Wednesday, 8 May 2013

Punk Rock Jesus Review

Even though I know Sean Murphy has written comics before (Off Road) I think of him primarily as a comic book artist. Murphy tried to prove me and possible other non-believers that he has just as much talent behind the keyboard than he has at the drawing table. 

Punk Rock Jesus is a story set in the future. A new reality TV show, J2, has impregnated a virgin woman with the clone of Jesus Christ. They’ve taken dead DNA material from the Shroud of Turin, revived it and cloned Jesus. The J2 compound is located on an island before the first episode of the show even aired, dozens of people are found outside the gates protesting. For obvious reasons, the show causes much controversy and like many things that are controversial, the show becomes hugely popular. Murphy sets up the story in a mere handful of pages. This comic is wonderfully dense and I really enjoyed that. The story spans several years in the life of the cloned Jesus and it’s all contained in six issues. In a market still dominated by decompressed storytelling, Murphy decides to head the other way and pack a satisfying amount of story in each issue. That alone makes this a worthy comic for your hard earned dollars.
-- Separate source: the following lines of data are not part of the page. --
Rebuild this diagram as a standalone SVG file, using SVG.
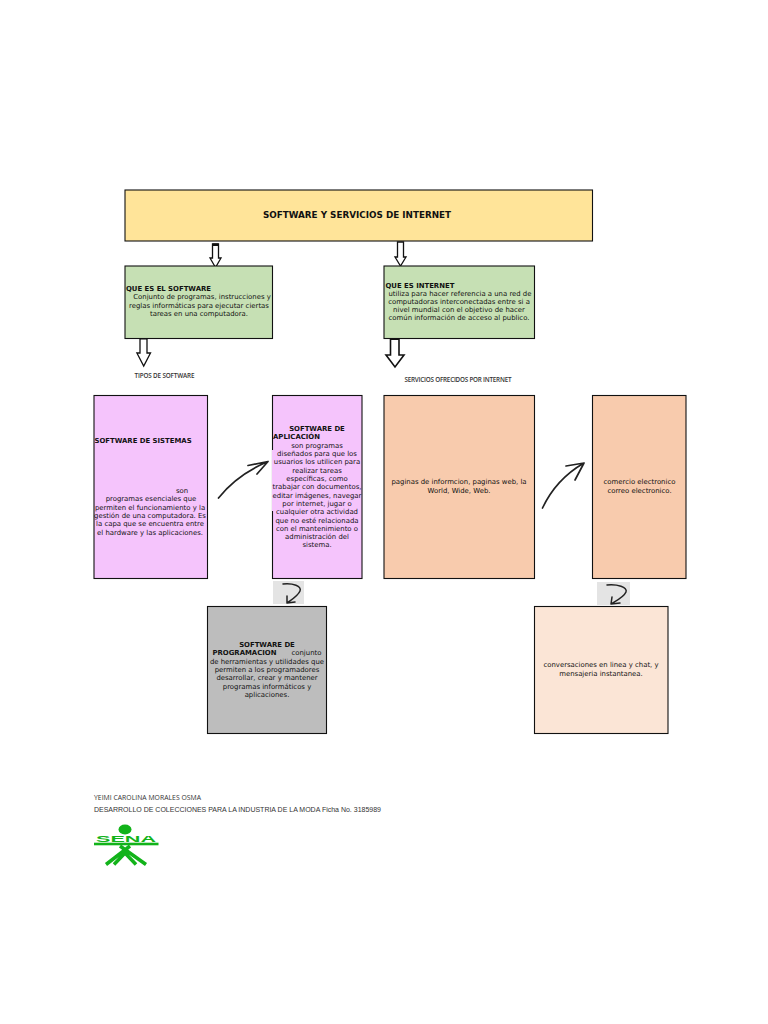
<svg xmlns="http://www.w3.org/2000/svg" width="768" height="1024" viewBox="0 0 768 1024">
<defs>
<style>
.box{stroke:#111;stroke-width:1.100}
text{font-family:"DejaVu Sans",sans-serif;font-size:6.900px;fill:#111;text-anchor:middle;transform:translateY(-0.8px)}
.b{font-weight:700}
.l{text-anchor:start}
.small{font-family:"Open Sans",sans-serif;fill:#333;font-size:7px;text-anchor:start}
.block{fill:#fff;stroke:#111;stroke-width:1.300;stroke-linejoin:miter}
.curve{fill:none;stroke:#222;stroke-width:1.500;stroke-linecap:round;stroke-linejoin:round}
.leg{fill:none;stroke:#12b31a;stroke-width:3.500}
</style>
</defs>
<rect width="768" height="1024" fill="#fff"/>
<g id="connectors">
<path id="c1" class="block" d="M212.500 258v-14h6v14h2.500l-5.500 9.500-5.500-9.500z"/>
<rect x="212.500" y="243.500" width="6" height="2.500" fill="#111"/>
<path id="c2" class="block" d="M397.500 257v-15h6v15h2.500l-5.500 9-5.500-9z"/>
<path id="c3" class="block" d="M140 353v-16h7v16h3.500l-6.800 13-6.800-13z"/>
<rect x="140" y="337" width="7" height="2.500" fill="#111"/>
<path id="c4" class="block" style="stroke-width:1.600" d="M390.500 355v-17h8.500v17h5l-9 12-9-12z"/>
<rect x="390.500" y="337.500" width="8.500" height="2.500" fill="#111"/>
<path id="c5" class="curve" style="stroke-width:1.700" d="M218.500 498C232 481 248 470 268 461.500M248 465.500L268 461.500L257 474"/>
<path id="c6" class="curve" style="stroke-width:1.700" d="M542.500 508C551 490 565 474 584 463M566 466L584 463L575 480"/>
<rect id="c7bg" x="273" y="581" width="31" height="23" fill="#e4e4e4"/>
<path id="c7" class="curve" d="M283 584C293 583 302 586 300 591C298 596 291 600 287 603M287 596L287 603L295 602"/>
<rect id="c8bg" x="597" y="582" width="33" height="23" fill="#e4e4e4"/>
<path id="c8" class="curve" d="M607 585C617 584 628 587 626 592C624 597 616 601 611 604M612 597L611 604L620 603"/>
</g>
<g id="title"><rect class="box" x="125" y="190" width="467.500" height="51" fill="#ffe499"/><text class="b" x="357" y="218.500" style="font-size:8.800px">SOFTWARE Y SERVICIOS DE INTERNET</text></g>
<g id="que-software"><rect class="box" x="125" y="266" width="147.500" height="72.500" fill="#c6e0b4"/>
<text class="b l" x="126" y="292">QUE ES EL SOFTWARE</text>
<text x="202" y="300">Conjunto de programas, instrucciones y</text><text x="199" y="308.500">reglas informáticas para ejecutar ciertas</text><text x="199" y="317">tareas en una computadora.</text></g>
<g id="que-internet"><rect class="box" x="384" y="266" width="150.500" height="72.500" fill="#c6e0b4"/>
<text class="b l" x="385.500" y="289">QUE ES INTERNET</text>
<text x="460" y="296.500">utiliza para hacer referencia a una red de</text><text x="459" y="304.500">computadoras interconectadas entre si a</text><text x="459" y="313">nivel mundial con el objetivo de hacer</text><text x="459" y="321">común información de acceso al publico.</text></g>
<g id="tipos"><text class="small l" x="134.500" y="379" style="font-size:6.300px;font-weight:600" textLength="60">TIPOS DE SOFTWARE</text></g>
<g id="servicios"><text class="small l" x="404.500" y="383" style="font-size:6.300px;font-weight:600" textLength="107">SERVICIOS OFRECIDOS POR INTERNET</text></g>
<g id="sistemas"><rect class="box" x="94" y="395.500" width="113.500" height="183" fill="#f5c4fc"/>
<text class="b l" x="94.500" y="444">SOFTWARE DE SISTEMAS</text>
<text x="182" y="494">son</text><text x="151" y="502">programas esenciales que</text><text x="150" y="510.500">permiten el funcionamiento y la</text><text x="150" y="519">gestión de una computadora. Es</text><text x="150" y="527">la capa que se encuentra entre</text><text x="150" y="535.500">el hardware y las aplicaciones.</text></g>
<g id="aplicacion"><rect class="box" x="272.500" y="395.500" width="89.500" height="183" fill="#f5c4fc"/>
<rect x="272" y="450" width="2" height="61" fill="#f5c4fc"/>
<text class="b" x="317" y="432">SOFTWARE DE</text><text class="b l" x="273" y="440">APLICACIÓN</text>
<text x="317" y="448.500">son programas</text><text x="317" y="457">diseñados para que los</text><text x="317" y="465">usuarios los utilicen para</text><text x="317" y="473.500">realizar tareas</text><text x="317" y="482">específicas, como</text><text x="317" y="490">trabajar con documentos,</text><text x="317" y="498.500">editar imágenes, navegar</text><text x="317" y="506.500">por internet, jugar o</text><text x="317" y="515">cualquier otra actividad</text><text x="317" y="523.500">que no esté relacionada</text><text x="317" y="531.500">con el mantenimiento o</text><text x="317" y="540">administración del</text><text x="317" y="548">sistema.</text></g>
<g id="paginas"><rect class="box" x="384" y="395.500" width="150.500" height="183" fill="#f8cbad"/>
<text x="459" y="485">paginas de informcion, paginas web, la</text><text x="459" y="493.500">World, Wide, Web.</text></g>
<g id="comercio"><rect class="box" x="592.500" y="395.500" width="93.500" height="183" fill="#f8cbad"/>
<text x="639.500" y="485">comercio electronico</text><text x="639.500" y="493.500">correo electronico.</text></g>
<g id="programacion"><rect class="box" x="207.500" y="606.500" width="119" height="127" fill="#bdbdbd"/>
<text class="b" x="267" y="648">SOFTWARE DE</text><text class="b l" x="212.500" y="656">PROGRAMACION</text><text class="l" x="291.500" y="656">conjunto</text>
<text x="267" y="665">de herramientas y utilidades que</text><text x="267" y="673">permiten a los programadores</text><text x="267" y="681">desarrollar, crear y mantener</text><text x="267" y="689.500">programas informáticos y</text><text x="267" y="698">aplicaciones.</text></g>
<g id="conversaciones"><rect class="box" x="534.500" y="606.500" width="133.500" height="127" fill="#fbe5d6"/>
<text x="601" y="668">conversaciones en linea y chat, y</text><text x="601" y="676.500">mensajeria instantanea.</text></g>
<g id="footer">
<text class="small" x="94" y="801" style="font-size:6.800px" textLength="107">YEIMI CAROLINA MORALES OSMA</text>
<text class="small" x="94" y="813" style="font-family:'Liberation Sans',sans-serif;font-size:7px" textLength="287">DESARROLLO DE COLECCIONES PARA LA INDUSTRIA DE LA MODA Ficha No. 3185989</text>
</g>
<g id="logo" fill="#12b31a">
<ellipse cx="125" cy="829.500" rx="6.500" ry="5"/>
<text x="126" y="842.500" style="font-family:'Liberation Sans',sans-serif;font-weight:700;font-size:9.500px;fill:#12b31a" textLength="60" lengthAdjust="spacingAndGlyphs">SENA</text>
<rect x="94" y="842.700" width="64.500" height="2.600"/>
<path class="leg" d="M130 846L106 864.500M120 846L146 864.500M114 864.500L125 853L136 864.500"/>
</g>
</svg>
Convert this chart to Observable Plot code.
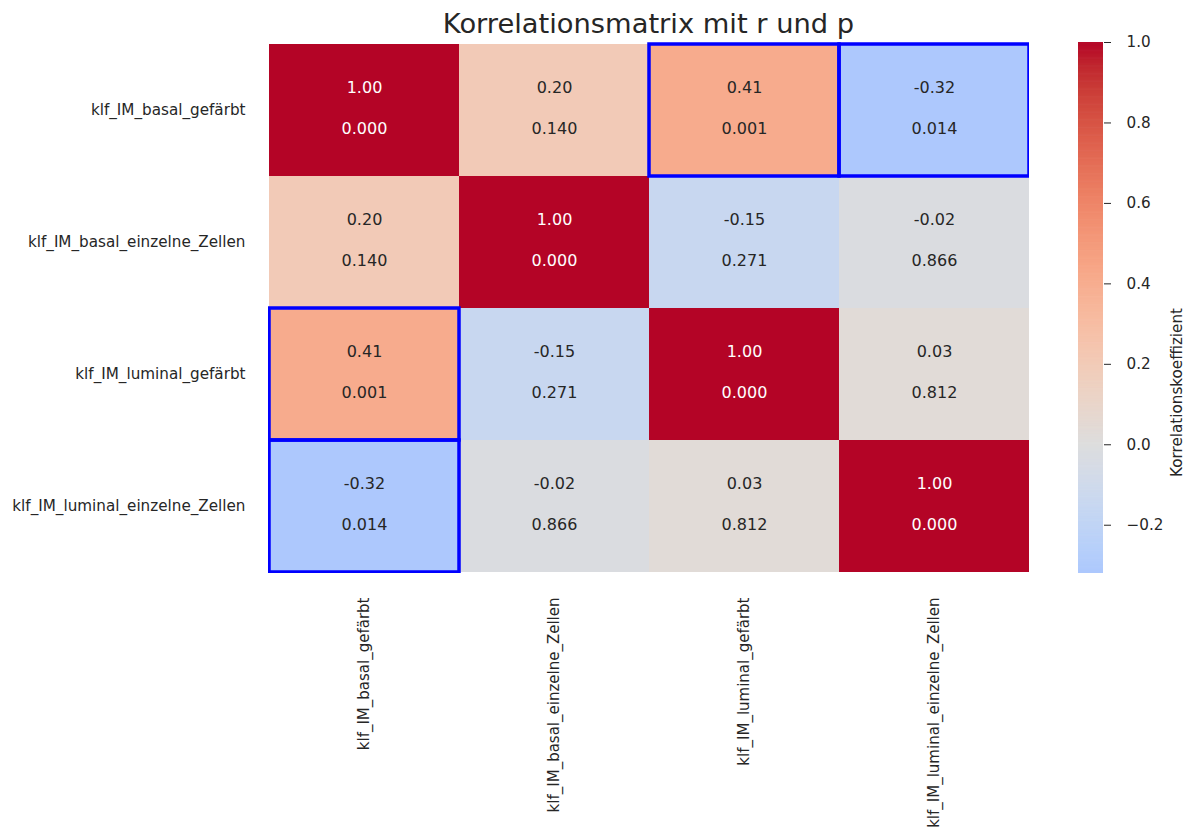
<!DOCTYPE html>
<html>
<head>
<meta charset="utf-8">
<script src="https://cdn.jsdelivr.net/npm/d3@7"></script>
<script src="https://cdn.jsdelivr.net/npm/@observablehq/plot@0.6"></script>
<style>
  html, body { margin: 0; padding: 0; background: #ffffff; }
  #wrap { position: relative; width: 1193px; height: 830px; overflow: hidden; font-family: "DejaVu Sans", sans-serif; }
  #wrap > svg { position: absolute; left: 0; top: 0; }
  #title { position: absolute; left: 268px; width: 761px; top: 10px; text-align: center;
           font-size: 27.3px; line-height: 27px; color: #262626; font-family: "DejaVu Sans", sans-serif; }
</style>
</head>
<body>
<div id="wrap"><div id="title">Korrelationsmatrix mit r und p</div></div>
<script>
// ---- data ----
const variables = [
  "klf_IM_basal_gefärbt",
  "klf_IM_basal_einzelne_Zellen",
  "klf_IM_luminal_gefärbt",
  "klf_IM_luminal_einzelne_Zellen"
];
const rValues = [
  [1.00, 0.20, 0.41, -0.32],
  [0.20, 1.00, -0.15, -0.02],
  [0.41, -0.15, 1.00, 0.03],
  [-0.32, -0.02, 0.03, 1.00]
];
const pValues = [
  [0.000, 0.140, 0.001, 0.014],
  [0.140, 0.000, 0.271, 0.866],
  [0.001, 0.271, 0.000, 0.812],
  [0.014, 0.866, 0.812, 0.000]
];
const colorbarTicks = [-0.2, 0.0, 0.2, 0.4, 0.6, 0.8, 1.0];
const colorbarLabel = "Korrelationskoeffizient";

// matplotlib "coolwarm" colour stops
const coolwarmStops = [
  [59,76,192],[68,90,204],[77,104,215],[87,117,225],[98,130,234],[108,142,241],
  [119,154,247],[130,165,251],[141,176,254],[152,185,255],[163,194,255],[174,201,253],
  [184,208,249],[194,213,244],[204,217,238],[213,219,230],[221,221,221],[229,216,209],
  [236,211,197],[241,204,185],[245,196,173],[247,187,160],[247,177,148],[247,166,135],
  [244,154,123],[241,141,111],[236,127,99],[229,112,88],[222,96,77],[213,80,66],
  [203,62,56],[192,40,47],[180,4,38]
].map(([r,g,b]) => `rgb(${r},${g},${b})`);
const coolwarm = d3.piecewise(d3.interpolateRgb, coolwarmStops);

// ---- derived table ----
const cells = variables.flatMap((row, i) => variables.map((col, j) => ({
  row, col, i, j, r: rValues[i][j], p: pValues[i][j]
})));
const rMin = d3.min(cells, d => d.r);

function luminance(v) {
  const c = d3.rgb(coolwarm((v + 1) / 2));
  const lin = x => { x /= 255; return x <= 0.03928 ? x / 12.92 : Math.pow((x + 0.055) / 1.055, 2.4); };
  return 0.2126 * lin(c.r) + 0.7152 * lin(c.g) + 0.0722 * lin(c.b);
}
const darkCells = cells.filter(d => luminance(d.r) <= 0.408);
const lightCells = cells.filter(d => luminance(d.r) > 0.408);
const significant = cells.filter(d => d.i !== d.j && d.p < 0.05);

const colorScale = {type: "linear", domain: [-1, 1], interpolate: coolwarm};
const fontStyle = {fontFamily: "DejaVu Sans, sans-serif", color: "#262626", background: "transparent", overflow: "visible"};
const annSize = 16;
const tickSize = 15.2;

const heat = Plot.plot({
  width: 1193, height: 830,
  marginLeft: 268, marginRight: 164, marginTop: 42, marginBottom: 257,
  x: {domain: variables, padding: 0, label: null},
  y: {domain: variables, padding: 0, label: null},
  color: colorScale,
  style: fontStyle,
  marks: [
    Plot.cell(cells, {x: "col", y: "row", fill: "r"}),
    Plot.text(lightCells, {x: "col", y: "row", text: d => d.r.toFixed(2), dy: -22.5, fill: "#262626", fontSize: annSize}),
    Plot.text(lightCells, {x: "col", y: "row", text: d => d.p.toFixed(3), dy: 18.5, fill: "#262626", fontSize: annSize}),
    Plot.text(darkCells, {x: "col", y: "row", text: d => d.r.toFixed(2), dy: -22.5, fill: "#ffffff", fontSize: annSize}),
    Plot.text(darkCells, {x: "col", y: "row", text: d => d.p.toFixed(3), dy: 18.5, fill: "#ffffff", fontSize: annSize}),
    Plot.cell(significant, {x: "col", y: "row", fill: "none", stroke: "#0000ff", strokeWidth: 3.5, clip: true}),
    Plot.axisX({anchor: "bottom", tickRotate: -90, tickSize: 0, tickPadding: 24, fontSize: 15.0, label: null}),
    Plot.axisY({anchor: "left", tickSize: 0, tickPadding: 23, fontSize: tickSize, label: null})
  ]
});

const step = (1 - rMin) / 600;
const stripes = d3.range(rMin, 1, step);
const bar = Plot.plot({
  width: 1193, height: 830,
  marginLeft: 1078, marginRight: 90, marginTop: 42, marginBottom: 257,
  x: {domain: [0, 1], axis: null},
  y: {domain: [rMin, 1], axis: null},
  color: colorScale,
  style: fontStyle,
  marks: [
    Plot.rect(stripes, {x1: 0, x2: 1, y1: d => d, y2: d => Math.min(d + step * 1.8, 1), fill: d => d}),
    Plot.axisY({anchor: "right", ticks: colorbarTicks, tickSize: 7, tickPadding: 16, fontSize: tickSize,
      tickFormat: d => d3.format(".1f")(d).replace("-", "\u2212"), label: null, stroke: "#262626"}),
    Plot.text([colorbarLabel], {frameAnchor: "right", dx: 74, rotate: -90, fontSize: tickSize, fill: "#262626"})
  ]
});

const wrap = document.getElementById("wrap");
wrap.appendChild(heat);
wrap.appendChild(bar);
</script>
</body>
</html>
Punk Rock Jesus gives us a chance to see Writer Murphy battle it out with Artist Murphy. I was surprised at the amount of smaller panels and that's probably because I consider Murphy primarily as an artist. He surprised me though. He has a large amount of caption boxes and speech bubbles on most pages but it doesn't crowd the page. That's one of the biggest a surprises here. The pages are dense with words and panels but Murphy's keen eye as an artist keeps it balanced and more importantly, he keeps the reader engaged in the story. I've found in the past that the more a comic is dense the more difficult it is to keep the reader at a suitable level of excitement. The density of a comic has a significant impact on the pacing of the story being told. Either due to impressive story or the stellar art, Punk Rock Jesus captivated my interest and never let it go. This story had some serious momentum. It’s also got tons of action. More than I was expecting. 

Sean Murphy, quite unsurprisingly, draws a great polar bear. It's name is Cola.
One of the concerns I had while reading developed over the course of the first issue. Murphy uses the media quite heavily. There are numerous reporters, news channel broadcasts and one news talk show host that take up a considerable part of the story. I'm not a huge fan of the media being used heavily in comic. It often comes off as expository and dry. I also find that it sucks the energy right out of the story. Few comic creators can and have used the media successfully in their stories. Frank Miller is particularly adept at using this technique (The Dark Knight Returns and The Dark Knight Strikes Again, and Elektra Assassin are probably his best examples). Murphy proves he has a knack for using this story telling device in a way that is not only effective, but interesting.

Murphy's use of the media allows for him to increase the amount of story he can fit in a single issue. Yes, it serves a purpose as an expository device but it also serves to comment on the story while it’s happening as opposed to simply telling the reader what's going on or what has already happened off-panel. His use of the media isn't done in a vacuum. Several characters appear on TV shows and are interviewed about events that have are happening. It helps that Murphy intercuts the media segments with other stories happening elsewhere.

I wasn't prepared for Punk Rock Jesus. I thought this was going to be some sort of pseudo-cult type story where the loss of innocents of one or many characters was going to be the focus of the story. All I knew for sure before flipping to that first page was that the art was going to rock, and it did. Murphy makes the ordinary look extraordinary and the extraordinary just plain awesome. The art is easy to follow and it all looks and feels so damn energetic. I'm glad this book is in black and white. It's adds a raw energy to the story and art that perfectly fits Murphy's style. There are some artists that simply don't require any colour and Murphy is one of them. Murphy is the kind of artist I want to see draw. I would love to find a video of him attacking the page with pens. It's suitable that punk lifestyle and music play a role in this comic because Murphy's art exudes that same energy. It's go scratchy lines and it gives a sense of artistic and creative energy that’s let loose on the page.

I finished reading Punk Rock Jesus a few days ago and I've been thinking about since. The prevailing emotion is still that of pleasant surprise. I don't know when Murphy had the time to grow as a writer but since he’s arrive on the comics scene with Joe the Barbarian and a couple other Vertigo mini-series, he still had enough creative energy to give us this dose of a 21st century religious big brother that’s combined with a documentary of punk all of which has undertones of social responsibility. This comic will make you a Sean Murphy evangelist.